Моя личная жизнь, оказывается, живо обсуждалась не только среди преподавателей КПИ, но и в гораздо более широком круге лиц. Как-то еду в поезде в Москву, а со мной в купе какой-то начальник с Аккумуляторного завода. В лицо знаком, наверное, встречались на каком-нибудь городском 'активе'.

- Чем занимаетесь? - спросил я попутчика после формального знакомства.

- Да всё сплетничаем, - уныло ответил он, чем ещё в Курске можно заниматься?

- И о чём же сплетничаете? - поинтересовался я.

- Да всё о вас, Нурбей Владимирович, - честно признался попутчик, - больше интересных тем и нет!

- Вот скукотища-то! - подумал я с тайным удовлетворением.

Более того, эти сплетни приобретали не только надуманный и фантастический характер, но и физически влияли на судьбу людей, достаточно далёких мне.

Секретаршей у меня одно время работала девушка, студентка-вечерница из той же группы, что и Томочка. Как на грех - блондинка и, вы не поверите, тоже звали Тамарой. Я на неё почему-то внимания как на женщину не обращал, даже имя это как-то прошло мимо моего сексуального внимания.

И как-то, уже после моего ухода из дома, вдруг эта Тамара приходит на работу перекрашенная в брюнетку, чернее воронова крыла. Я даже не сразу узнал её. А на мой вопрос, почему она вдруг выкрасилась в такой необычный для Курска цвет, Тамара расплакалась, и призналась, что в группе все считают её моей любовницей.

- Блондинка, Тамара, на той же кафедре работаешь - и не любовница Гулии? Расскажи кому-нибудь другому!

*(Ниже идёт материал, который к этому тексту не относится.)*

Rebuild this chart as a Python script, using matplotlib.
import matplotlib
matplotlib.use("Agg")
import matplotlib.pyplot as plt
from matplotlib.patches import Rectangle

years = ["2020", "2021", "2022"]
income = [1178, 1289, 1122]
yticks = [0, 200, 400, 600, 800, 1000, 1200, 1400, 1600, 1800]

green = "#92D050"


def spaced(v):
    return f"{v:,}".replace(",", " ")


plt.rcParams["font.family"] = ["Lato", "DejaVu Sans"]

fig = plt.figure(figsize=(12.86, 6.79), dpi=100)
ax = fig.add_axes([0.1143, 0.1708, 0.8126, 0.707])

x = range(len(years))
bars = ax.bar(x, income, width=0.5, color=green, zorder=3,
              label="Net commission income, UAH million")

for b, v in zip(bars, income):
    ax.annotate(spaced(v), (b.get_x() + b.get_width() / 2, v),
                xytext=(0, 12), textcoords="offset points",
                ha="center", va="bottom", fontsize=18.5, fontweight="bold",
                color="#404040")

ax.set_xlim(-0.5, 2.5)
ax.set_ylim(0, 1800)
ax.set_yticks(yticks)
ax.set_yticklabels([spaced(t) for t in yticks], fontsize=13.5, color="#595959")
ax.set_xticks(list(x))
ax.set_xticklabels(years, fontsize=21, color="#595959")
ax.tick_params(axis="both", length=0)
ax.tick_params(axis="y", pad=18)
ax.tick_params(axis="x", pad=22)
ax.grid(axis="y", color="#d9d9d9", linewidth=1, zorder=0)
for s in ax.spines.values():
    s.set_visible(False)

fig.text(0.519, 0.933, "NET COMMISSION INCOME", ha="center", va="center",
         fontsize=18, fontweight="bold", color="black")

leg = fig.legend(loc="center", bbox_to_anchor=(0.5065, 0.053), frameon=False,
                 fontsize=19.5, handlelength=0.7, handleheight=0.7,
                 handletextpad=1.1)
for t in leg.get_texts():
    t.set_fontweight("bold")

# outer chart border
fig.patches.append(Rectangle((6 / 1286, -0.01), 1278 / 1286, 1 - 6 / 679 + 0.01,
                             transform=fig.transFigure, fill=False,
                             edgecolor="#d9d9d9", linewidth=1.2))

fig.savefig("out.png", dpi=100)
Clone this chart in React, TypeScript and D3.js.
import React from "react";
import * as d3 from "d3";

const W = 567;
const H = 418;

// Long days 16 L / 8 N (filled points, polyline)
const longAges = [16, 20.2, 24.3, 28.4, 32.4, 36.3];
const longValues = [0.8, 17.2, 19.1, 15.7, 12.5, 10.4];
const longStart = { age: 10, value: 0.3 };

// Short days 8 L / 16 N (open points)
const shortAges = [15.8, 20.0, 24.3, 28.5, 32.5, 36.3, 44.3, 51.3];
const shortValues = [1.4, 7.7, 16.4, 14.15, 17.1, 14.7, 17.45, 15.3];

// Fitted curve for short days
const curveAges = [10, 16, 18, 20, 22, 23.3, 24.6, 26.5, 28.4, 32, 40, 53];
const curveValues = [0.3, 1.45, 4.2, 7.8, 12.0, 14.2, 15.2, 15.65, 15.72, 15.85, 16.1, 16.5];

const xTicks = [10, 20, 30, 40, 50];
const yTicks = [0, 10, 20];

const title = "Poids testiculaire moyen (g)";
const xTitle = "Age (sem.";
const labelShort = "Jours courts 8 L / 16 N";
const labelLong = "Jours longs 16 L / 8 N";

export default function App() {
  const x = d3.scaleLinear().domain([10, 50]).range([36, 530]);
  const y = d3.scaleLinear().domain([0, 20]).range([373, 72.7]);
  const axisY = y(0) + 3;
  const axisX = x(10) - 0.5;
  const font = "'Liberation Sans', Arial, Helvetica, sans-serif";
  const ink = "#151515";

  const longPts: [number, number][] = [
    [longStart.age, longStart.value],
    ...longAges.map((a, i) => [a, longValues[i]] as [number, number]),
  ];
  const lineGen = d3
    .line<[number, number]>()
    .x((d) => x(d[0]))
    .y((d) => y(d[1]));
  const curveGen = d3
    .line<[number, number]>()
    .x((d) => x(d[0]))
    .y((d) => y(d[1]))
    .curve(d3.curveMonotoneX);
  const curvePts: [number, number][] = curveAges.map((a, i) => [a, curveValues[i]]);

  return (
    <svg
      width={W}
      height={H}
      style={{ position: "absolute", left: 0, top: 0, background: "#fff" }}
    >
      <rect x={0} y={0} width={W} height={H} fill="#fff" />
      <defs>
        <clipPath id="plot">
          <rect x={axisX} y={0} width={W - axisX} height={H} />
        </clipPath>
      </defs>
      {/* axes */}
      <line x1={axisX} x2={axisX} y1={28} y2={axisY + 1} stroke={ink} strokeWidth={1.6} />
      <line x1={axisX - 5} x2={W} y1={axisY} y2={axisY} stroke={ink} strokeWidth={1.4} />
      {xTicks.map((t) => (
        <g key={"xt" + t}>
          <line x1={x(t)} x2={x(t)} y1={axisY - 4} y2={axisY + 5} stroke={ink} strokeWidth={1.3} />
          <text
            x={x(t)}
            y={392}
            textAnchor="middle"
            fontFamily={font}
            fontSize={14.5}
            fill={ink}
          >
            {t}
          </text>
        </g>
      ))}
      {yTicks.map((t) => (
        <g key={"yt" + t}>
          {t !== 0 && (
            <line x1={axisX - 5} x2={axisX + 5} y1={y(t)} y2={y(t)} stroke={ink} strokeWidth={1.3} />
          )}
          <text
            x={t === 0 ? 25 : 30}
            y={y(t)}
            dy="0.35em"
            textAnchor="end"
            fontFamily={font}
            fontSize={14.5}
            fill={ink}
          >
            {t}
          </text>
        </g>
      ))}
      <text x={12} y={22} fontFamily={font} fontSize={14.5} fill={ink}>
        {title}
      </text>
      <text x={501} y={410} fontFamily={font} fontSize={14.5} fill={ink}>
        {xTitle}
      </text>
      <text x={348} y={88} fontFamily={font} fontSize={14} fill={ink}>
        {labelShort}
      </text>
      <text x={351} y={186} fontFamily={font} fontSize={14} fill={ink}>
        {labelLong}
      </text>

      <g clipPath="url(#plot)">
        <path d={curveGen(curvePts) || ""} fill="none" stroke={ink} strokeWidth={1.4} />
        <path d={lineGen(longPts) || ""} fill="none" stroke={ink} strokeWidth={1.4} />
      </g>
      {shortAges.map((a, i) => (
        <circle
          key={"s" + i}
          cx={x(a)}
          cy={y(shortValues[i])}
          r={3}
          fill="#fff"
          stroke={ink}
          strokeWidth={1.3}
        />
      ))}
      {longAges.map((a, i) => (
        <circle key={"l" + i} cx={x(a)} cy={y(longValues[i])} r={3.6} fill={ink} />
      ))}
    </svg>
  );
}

Вот и выкрасилась в 'отталкивающий' для меня цвет - чёрный. Не стал я огорчать её тем, что самая красивая Тамара в моей жизни была именно брюнеткой: А вскоре моя секретарша и вовсе уволилась с кафедры, хоть я и уговаривал её остаться и зарплату прибавлял.

Вот в такой атмосфере жили мы с Тамарой Фёдоровной, а отдушиной у нас было лето. И хоть у нас отпуск был двухмесячный, но и его не хватало для забвения курских сплетен и жилищных неудобств.

Тамара не очень любила жару и море, поэтому мы решили первый месяц отдохнуть на озере Селигер, а во второй - поехать на недельку в Санкт-Петербург (тогда Ленинград). Три путёвки в турбазу на Селигер достал Толя Чёрный (помните нервотрёпные испытания автобуса с гидравлическим гибридом?), и мы выехали туда втроём.

Нет, прошу вас, не надо плотоядно улыбаться! На сей раз, всё было культурно, чинно и благородно, хотя у наших коллег-туристов складывалось иное мнение. Их удивляло, почему мы жили в одном домике, хотя Толя спал в отдельной комнате. Им не давало покоя то, что Толя как огня боялся женщин, а они пытались 'нахрапом' овладеть красивым и степенным брюнетом. Но он почему-то не замечал этих энергичных женщин! Женщин бесило то, что в походах мы всегда втроём садились в одну лодку, и два мужика-гребца приходилось на одну 'бабу', в то время как иные лодки вообще оставались без единого мужика - гребли 'бабы'.

И, наконец, их шокировало то, что в тех же походах мы втроём спали не только в одной палатке, но и в одном спальном мешке 'спальнике', правда, очень просторном. Они просто не замечали того, что Толя дежурил у костра первую половину ночи, а я с Тамарой - вторую. И в этот 'спальник' мы ложились не сразу все, а поочерёдно - то мы вдвоём, то Толя - один.

Интересующиеся девицы подходили иногда к Толе с расспросами: простите, мол, великодушно, но не поделитесь ли вы с нами, что вы всё время втроём делаете? На что Толя совершенно серьёзно им пояснял, что мы - алкоголики, привыкли в своём городе всегда выпивать 'на троих', причём именно в этой компании, и здесь не хотим бросать своей привычки.